Prefect is a workflow orchestration framework for building resilient data pipelines in Python.
https://prefect.io
Apache License 2.0
17.49k stars 1.64k forks source link

Allow globally disabling task run result persistence #5888

Closed marvin-robot closed 2 years ago

marvin-robot commented 2 years ago

Opened from the Prefect Public Slack Community

tim.enders: What is the equivalent to this in 2.0? @task(checkpoint=False) If there is one currently

kevin701: None yet. It’s tied to results and configurability of results is not out yet

tim.enders: OK, cool. Gonna have to put 2.0 down then it seems. When I parallelize the operations it seems to want to spam getting a token from each Dask run. I know that checkpoint was the solution in 1.0

anna: <@ULVA73B9P> open "Allow globally disabling task run results as it's a blocker for 2.0 adoption"

Original thread can be found here.

zanieb commented 2 years ago

This sounds like disabling checkpointing resolved another issue and that persisting results isn't actually the core issue here? We can take the feature request to disable persistence, but it sounds like resolving this Dask issue would be more meaningful for this user.

anna-geller commented 2 years ago

thanks @madkinsz - I agree this issue may be better resolved in some other ways, but this here is only one example request, @kvnkho saw more users with issues that occur due to checkpointing results (e.g. not enough memory to pass large dataframes between tasks that don't really need Results checkpointing)

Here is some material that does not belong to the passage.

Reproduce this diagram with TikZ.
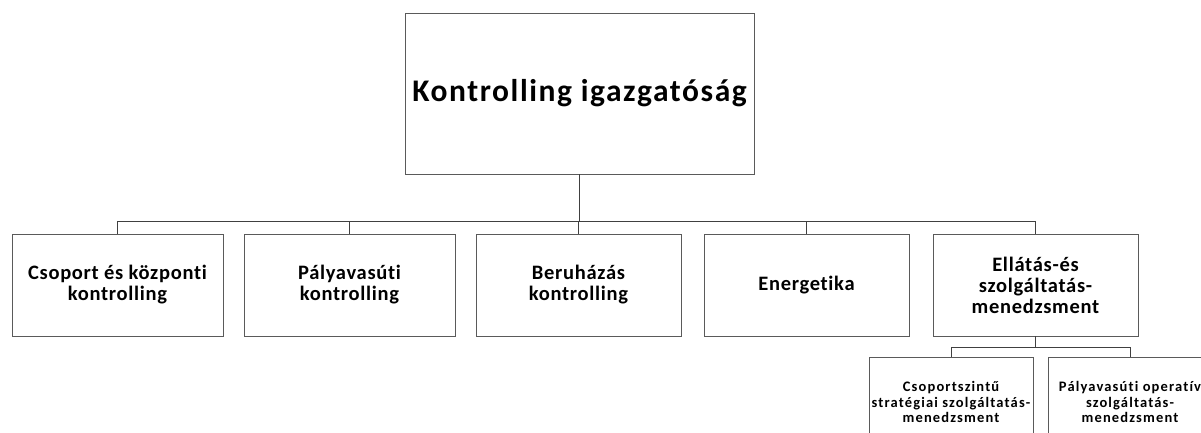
\documentclass[tikz,border=0pt]{standalone}
\usepackage{fontspec}
\setmainfont{Carlito}[Ligatures=NoCommon]
\newfontfamily\rootfont[LetterSpace=5,Ligatures=NoCommon]{Carlito}
\newfontfamily\childfont[LetterSpace=3.5,Ligatures=NoCommon]{Carlito}
\newfontfamily\subfont[LetterSpace=8,Ligatures=NoCommon]{Carlito}
\definecolor{linec}{HTML}{404040}
\definecolor{boxc}{HTML}{5A5A5A}
\begin{document}
\begin{tikzpicture}[x=1pt,y=-1pt,
  box/.style={draw=boxc, line width=0.8pt, fill=white, rectangle, align=center, inner sep=2pt},
  rootbox/.style={box, minimum width=349pt, minimum height=161pt, font=\rootfont\bfseries\fontsize{31.5}{36}\selectfont},
  childbox/.style={box, minimum height=102pt, font=\childfont\bfseries\fontsize{20.5}{21}\selectfont},
  subbox/.style={box, anchor=north, minimum width=164pt, minimum height=95pt},
  subtext/.style={align=center, inner sep=0pt, font=\subfont\bfseries\fontsize{14.5}{15.5}\selectfont},
  conn/.style={draw=linec, line width=0.9pt}
]
\clip (0,0) rectangle (1201,432);
\fill[white] (0,0) rectangle (1201,432);

\node[rootbox] (root) at (579.5,93.5) {Kontrolling igazgatóság};

\node[childbox, minimum width=211pt] (c1) at (117.5,285) {Csoport és központi\\kontrolling};
\node[childbox, minimum width=211pt] (c2) at (349.5,285) {Pályavasúti\\kontrolling};
\node[childbox, minimum width=205pt] (c3) at (578.5,285) {Beruházás\\kontrolling};
\node[childbox, minimum width=205pt] (c4) at (806.5,285) {Energetika};
\node[childbox, minimum width=205pt] (c5) at (1035.5,285) {Ellátás-és\\szolgáltatás-\\menedzsment};

\node[subbox] (s1) at (951,357) {};
\node[subbox] (s2) at (1130,357) {};
\node[subtext] (s1t) at (951,402) {Csoportszintű\\stratégiai szolgáltatás-\\menedzsment};
\node[subtext] (s2t) at (1130,402) {Pályavasúti operatív\\szolgáltatás-\\menedzsment};

\foreach \c in {c1,c2,c3,c4,c5}{
  \draw[conn] (root.south) -- ++(0,47.5) -| (\c.north);
}
\foreach \s in {s1,s2}{
  \draw[conn] (c5.south) -- ++(0,11) -| (\s.north);
}
\end{tikzpicture}
\end{document}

it would be great if there was a way to disable it - it could potentially solve even issues such as this one: https://github.com/PrefectHQ/prefect/issues/5866

kvnkho commented 2 years ago

Yes the current checkpointing (if that is the one being inserted into the database) is causing a lot of HTTPX timeouts when people move from local Orion to Cloud 2.0, which makes Cloud 2.0 seem unstable but really it's a timeout due to a large payload I think.

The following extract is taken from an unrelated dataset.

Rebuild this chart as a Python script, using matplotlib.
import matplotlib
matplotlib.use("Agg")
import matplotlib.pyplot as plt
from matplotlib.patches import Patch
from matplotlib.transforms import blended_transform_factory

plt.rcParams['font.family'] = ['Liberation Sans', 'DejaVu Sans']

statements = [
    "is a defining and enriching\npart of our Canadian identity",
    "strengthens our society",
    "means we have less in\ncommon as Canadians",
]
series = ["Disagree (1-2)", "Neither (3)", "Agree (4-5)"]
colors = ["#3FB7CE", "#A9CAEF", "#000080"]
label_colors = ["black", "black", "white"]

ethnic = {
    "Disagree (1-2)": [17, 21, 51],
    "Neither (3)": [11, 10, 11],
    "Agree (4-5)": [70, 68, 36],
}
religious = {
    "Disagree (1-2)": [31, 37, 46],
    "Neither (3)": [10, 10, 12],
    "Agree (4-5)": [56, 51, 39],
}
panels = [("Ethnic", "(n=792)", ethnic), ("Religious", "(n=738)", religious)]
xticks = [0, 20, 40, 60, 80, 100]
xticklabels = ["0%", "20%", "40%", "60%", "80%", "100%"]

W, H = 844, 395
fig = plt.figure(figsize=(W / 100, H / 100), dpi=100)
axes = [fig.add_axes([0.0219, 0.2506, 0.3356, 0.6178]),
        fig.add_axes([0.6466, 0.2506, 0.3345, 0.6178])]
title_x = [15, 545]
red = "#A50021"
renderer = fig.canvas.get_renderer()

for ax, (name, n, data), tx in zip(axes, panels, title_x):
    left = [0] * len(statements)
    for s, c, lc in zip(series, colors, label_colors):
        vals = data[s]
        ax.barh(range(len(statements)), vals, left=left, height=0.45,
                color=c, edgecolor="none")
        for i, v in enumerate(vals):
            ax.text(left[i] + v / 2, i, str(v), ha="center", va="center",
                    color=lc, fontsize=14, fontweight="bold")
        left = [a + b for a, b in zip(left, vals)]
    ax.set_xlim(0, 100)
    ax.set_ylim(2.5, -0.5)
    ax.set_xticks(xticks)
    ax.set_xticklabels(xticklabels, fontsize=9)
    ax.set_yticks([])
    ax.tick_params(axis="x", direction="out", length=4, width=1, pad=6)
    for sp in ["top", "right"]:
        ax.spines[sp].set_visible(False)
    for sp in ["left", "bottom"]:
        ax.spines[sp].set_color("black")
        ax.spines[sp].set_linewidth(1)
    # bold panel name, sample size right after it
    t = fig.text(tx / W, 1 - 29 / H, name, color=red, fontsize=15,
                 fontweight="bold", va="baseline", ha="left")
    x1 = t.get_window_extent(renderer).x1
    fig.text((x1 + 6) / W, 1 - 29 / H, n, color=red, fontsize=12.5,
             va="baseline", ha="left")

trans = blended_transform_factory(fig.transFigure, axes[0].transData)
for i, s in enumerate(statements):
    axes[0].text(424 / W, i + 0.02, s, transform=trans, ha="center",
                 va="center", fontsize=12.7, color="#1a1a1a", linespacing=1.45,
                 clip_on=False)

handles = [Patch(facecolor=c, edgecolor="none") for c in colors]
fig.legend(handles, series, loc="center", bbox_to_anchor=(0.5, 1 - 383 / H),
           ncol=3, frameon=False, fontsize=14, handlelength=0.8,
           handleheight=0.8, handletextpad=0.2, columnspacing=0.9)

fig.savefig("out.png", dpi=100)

zanieb commented 2 years ago

Yes the current checkpointing (if that is the one being inserted into the database) is causing a lot of HTTPX timeouts when

This is a separate bug and will be fixed in the next release.

(e.g. not enough memory to pass large dataframes between tasks that don't really need Results checkpointing)

Stashing the value in a file and using a reference would only help with memory constraints here? Data needs to pass between tasks regardless of any checkpointing settings.

it would be great if there was a way to disable it - it could potentially solve even issues such as this one: https://github.com/PrefectHQ/prefect/issues/5866

Similarly, this is an issue with unpicklable data. Disabling checkpointing can help in some cases, but data still needs to be pickled for transport across tasks for several task runner types.

anna-geller commented 2 years ago

@madkinsz thanks for all the explanation, this helps a lot

data still needs to be pickled for transport across tasks for several task runner types

for Dask and Ray, correct? Concurrent and Sequential should work?

zanieb commented 2 years ago

for Dask and Ray, correct? Concurrent and Sequential should work?

In theory, we shouldn't need to pickle things for those, yeah. Although things like database connections still might not share well across threads.

reynoldsm88 commented 2 years ago

@anna-geller i believe that @kvnkho @madkinsz discussed this on Slack, but I would like to add my +1 to this issue. It represents a significant challenge in our ability to adopt prefect, in particular all the functionality that comes with orion.

tibuch commented 2 years ago

Hi all, I got redirected from slack and asked to provide a few more details about my use-case :v:

My use-case involves handling of multi-dimensional image data from 2D up to 5D (3D volumes over time with multiple channels). The smaller images usually start with a size around 350MB but larger volumes can easily reach 10-20GB with whole datasets reaching multiple TB.

The current implementation of caching in Prefect 2.0 is rather deadly for such a use-case, because I would have to be extra careful to never pass an image between tasks. Otherwise caching will save (potentially very large) image files to disk, blowing up my file-storage.

What I really like about Prefect 1.0 is the fact that checkpointing is a conscious decision i.e. I don't duplicate TBs of data by accident. And by passing a custom LocalResult type I am able to define how and where my cached results should be stored. Often times we want to look at the intermediate (cached) results to verify processing steps.

Currently, Prefect 2.0 is not a feasible solution for large image processing pipelines where I only want to cache very few task results in an accessible way. I would also be scared of accidentally filling up our storage system by running.

My dream-world-wish-list for caching in Prefect 2.0 would include:

  1. Disabling the default caching for a whole workspace --> Making caching an active developer choice.
  2. Having access to the LocalResult concept.

Thank you and happy to jump on a zoom to dive deeper (explain better) my use-case.